Tuesday, March 1, 2011

[Game Review] Assassin's Creed 2

I played the first Assassin's Creed a year ago, and I enjoyed it very much. (Click the link to read my review of the first game). It had some flaws, but overall it was a solid game, especially since I paid almost nothing for it. In many things - games, books, and movies especially - we hope that sequels will manage to capture what we liked about the original and then improve upon it. All too often, they fail to achieve either or both of those goals. Assassin's Creed 2 is the happy exception.

Assassin's Creed 2 managed to maintain much of the feel of the original game, from the historic settings to the combat moves and the relatively open nature of the gameplay. It downplayed the need to perform a wide variety of side missions in each city, concentrating instead on the main storyline. But it made up for that by making the main storyline extremely compelling.

Sadly, some of the original's flaws carried over as well. For instance, it's often incredibly frustrating to get your character to move precisely where and how you want, even when you use the controls precisely as designed. The ONLY time I found myself cursing this game was when I would follow a pickpocket all over town, finally catch up to him, and then somehow swing my fist at empty air instead of clouting him soundly like I should have. Or when the game would cause my character to jump off in some random direction that had nothing to do with the keystrokes I entered, for no apparent reason, and usually get me killed. Man I hated that. It was especially frustrating because, much of the time, the game is really, really smooth about figuring out where you wanted your guy to go, so he could effortlessly swing and jump from one precarious perch to the next. So when that capability failed - when the game not only didn't figure out what you were trying to do, but actually did something fatally contrary to what you were explicitly telling it to do - it was doubly frustrating.

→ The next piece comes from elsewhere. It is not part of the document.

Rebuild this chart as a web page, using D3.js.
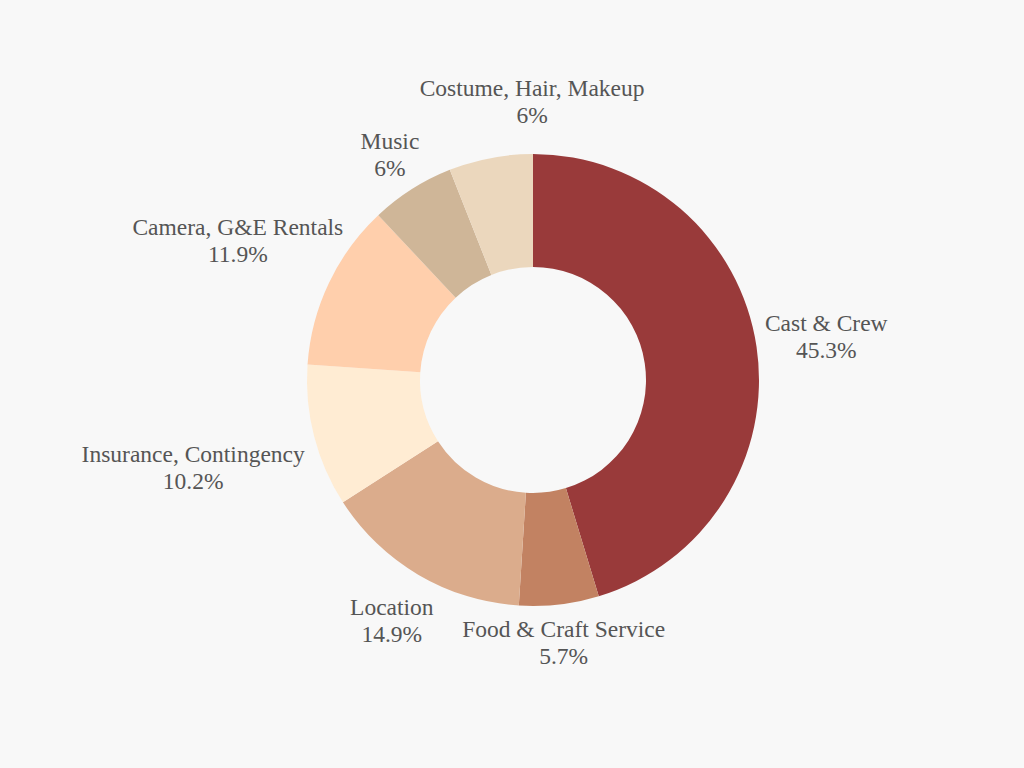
<!DOCTYPE html>
<html>
<head>
<meta charset="utf-8">
<script src="https://cdn.jsdelivr.net/npm/d3@7"></script>
<style>
  html, body { margin: 0; padding: 0; background: #f8f8f8; }
  svg { display: block; }
</style>
</head>
<body>
<svg id="chart" width="1024" height="768"></svg>
<script>
const categories = ["Cast & Crew", "Food & Craft Service", "Location", "Insurance, Contingency", "Camera, G&E Rentals", "Music", "Costume, Hair, Makeup"];
const values = [45.3, 5.7, 14.9, 10.2, 11.9, 6, 6];
const valueLabels = ["45.3%", "5.7%", "14.9%", "10.2%", "11.9%", "6%", "6%"];
const colors = ["#993a3a", "#c28262", "#dbac8c", "#ffecd3", "#ffcfac", "#cfb698", "#ebd7bd"];

const W = 1024, H = 768;
const cx = 533, cy = 380;
const outerR = 226, innerR = 113;
const gap = 10;
const lineH = 27;

const svg = d3.select("#chart");
svg.append("rect").attr("width", W).attr("height", H).attr("fill", "#f8f8f8");

const data = categories.map((c, i) => ({ name: c, value: values[i], label: valueLabels[i], color: colors[i] }));
const pie = d3.pie().value(d => d.value).sort(null);
const arcs = pie(data);
const arc = d3.arc().innerRadius(innerR).outerRadius(outerR);

const g = svg.append("g").attr("transform", `translate(${cx},${cy})`);
g.selectAll("path.slice").data(arcs).join("path")
  .attr("class", "slice")
  .attr("d", arc)
  .attr("fill", d => d.data.color);

const labels = g.selectAll("g.label").data(arcs).join("g").attr("class", "label");
const boxes = [];
labels.each(function(d) {
  const lg = d3.select(this);
  const lines = [d.data.name, d.data.label].map((txt, k) => {
    const t = lg.append("text")
      .attr("text-anchor", "middle")
      .attr("font-family", "'Liberation Serif', 'DejaVu Serif', serif")
      .attr("font-size", 23.5)
      .attr("fill", "#555555")
      .attr("x", 0)
      .attr("y", (k === 0 ? -lineH / 2 : lineH / 2))
      .attr("dy", "0.35em")
      .text(txt);
    const bb = t.node().getBBox();
    return { x0: bb.x, x1: bb.x + bb.width, y0: bb.y, y1: bb.y + bb.height };
  });
  boxes.push({
    node: this, lines, a: (d.startAngle + d.endAngle) / 2,
    bx0: d3.min(lines, l => l.x0), bx1: d3.max(lines, l => l.x1),
    by0: d3.min(lines, l => l.y0), by1: d3.max(lines, l => l.y1)
  });
});

function minDist(b, x, y) {
  let m = Infinity;
  b.lines.forEach(l => {
    const nx = Math.max(x + l.x0, Math.min(0, x + l.x1));
    const ny = Math.max(y + l.y0, Math.min(0, y + l.y1));
    m = Math.min(m, Math.hypot(nx, ny));
  });
  return m;
}
function place(b) {
  const vx = Math.sin(b.a), vy = -Math.cos(b.a);
  let lo = 0, hi = 600;
  for (let k = 0; k < 40; k++) {
    const mid = (lo + hi) / 2;
    if (minDist(b, mid * vx, mid * vy) >= outerR + gap) hi = mid; else lo = mid;
  }
  b.x = hi * vx; b.y = hi * vy;
}
function overlap(p, q) {
  return p.x + p.bx0 < q.x + q.bx1 && q.x + q.bx0 < p.x + p.bx1 &&
         p.y + p.by0 < q.y + q.by1 && q.y + q.by0 < p.y + p.by1;
}
boxes.forEach(place);
// resolve collisions: later label is pushed directly away from its predecessor
for (let i = 1; i < boxes.length; i++) {
  const p = boxes[i - 1], q = boxes[i];
  if (!overlap(p, q)) continue;
  const dx = q.x - p.x, dy = q.y - p.y, len = Math.hypot(dx, dy) || 1;
  let n = 0;
  while (overlap(p, q) && n < 500) { q.x += dx / len * 0.5; q.y += dy / len * 0.5; n++; }
}
boxes.forEach(b => d3.select(b.node).attr("transform", `translate(${b.x},${b.y})`));
</script>
</body>
</html>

This game actually involves the same "character," in the sense that you're playing a modern-era man who is descended from the "assassins" in the game. He is able to use these high-tech machines to enter a virtual world with his mind, where adventures from his ancestors are recreated. This allows him to explore where they lived, learn what they knew, and investigate people, places, and hidden clues that offer up information he and his cohorts can use in present day. The first time, he lived life in the body of an assassin in the Middle East during the time of the crusades. In the sequel, he takes on the identity of a Florentine nobleman who must avenge his family and continue to fight against the evil Templars, who continue to plot world domination right up through the present day.

Other changes include a wide array of different weapons, a home base that you can enter pretty much whenever you like, and money that's used to procure your new weapons and armor, as well as to make improvements to your home town. The weapons give you steadily increasing combat effectiveness throughout the game. The introduction of money, however, was somewhat clumsy. By midway through the game, I had such a ridiculous amount of money that it ceased to have any meaning for me. Only in the very earliest stages of the game did I ever make any real decisions based on what I could afford.

Lastly, the sequel introduced a series of puzzle-style mini-games, where you had to unravel the pieces of a mystery by finding and then decoding them one at a time. I found these mini-games extremely tedious, and most of them I only managed to solve by randomly clicking stuff until something positive happened.

Overall, though, Assassin's Creed 2 was a worthy successor to the original, and just as much fun to play. Better still, it didn't shoehorn you into a single fighting style at the very end, which really affected my ability to fully enjoy the first game. The game didn't feel quite as open as the first one - I was encouraged more to follow a prescribed series of quests in order - and I'm not sure there was quite as much strategy involved as in the first game. Still, it kept me cheerfully occupied for a couple of weeks, and that's really what I ask my games to do for me. I look forward to the forthcoming Assassin's Creed: Brotherhood to be released for the PC, and then a year later I can buy it when it's suitably discounted.

I rate Assassin's Creed 2 an A- and recommend it highly!